The Bolometric Luminosity Correction of Radio-Quiet and Radio-Loud Quasars at 1<z<2

To better understand how active galactic nuclei (AGN) impact their nearby environments and host galaxies, it is crucial to determine their total radiative power (their bolometric luminosities). Here, we describe new quasar accretion disk spectral energy distribution (SED) templates, parameterized by black hole (BH) mass, Eddington ratio, and spin, and use them to estimate total radiated AGN luminosities from 1 μm to 10 keV. Our approach self-consistently covers wavelength gaps and avoids double-counting reprocessed emission from the torus.
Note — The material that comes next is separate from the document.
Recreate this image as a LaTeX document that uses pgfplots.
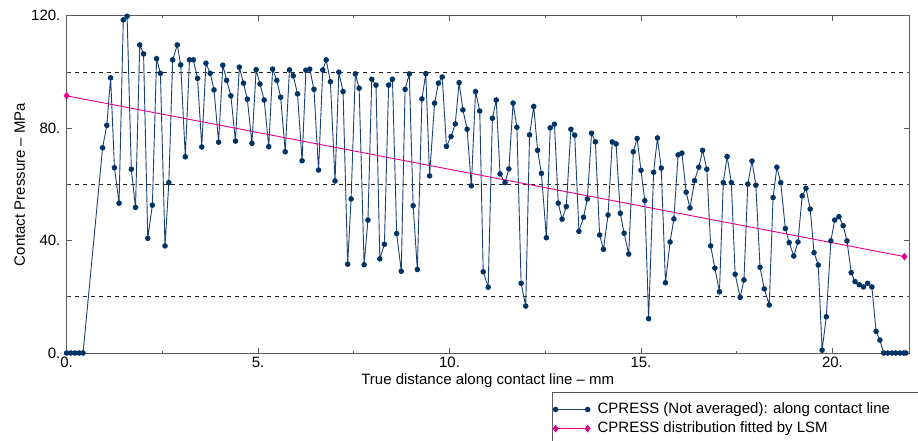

The visible-wavelength (5100 and 3000 AA) bolometric corrections (BCs) strongly depend on BH mass, while in the X-ray regime, the BCs strongly depend on the Eddington ratio. At ultraviolet wavelengths (2000 AA), closer to the accretion disk SED peaks, the dependence is weaker. Maximally rotating (spin = 1) quasars require higher BCs than their non-rotating (spin = 0) counterparts at all wavelengths. The SEDs and BCs presented here can be used to determine the total radiative power of any radio-quiet or radio-loud Type 1 AGN with photometry from 1 μm to 10 keV.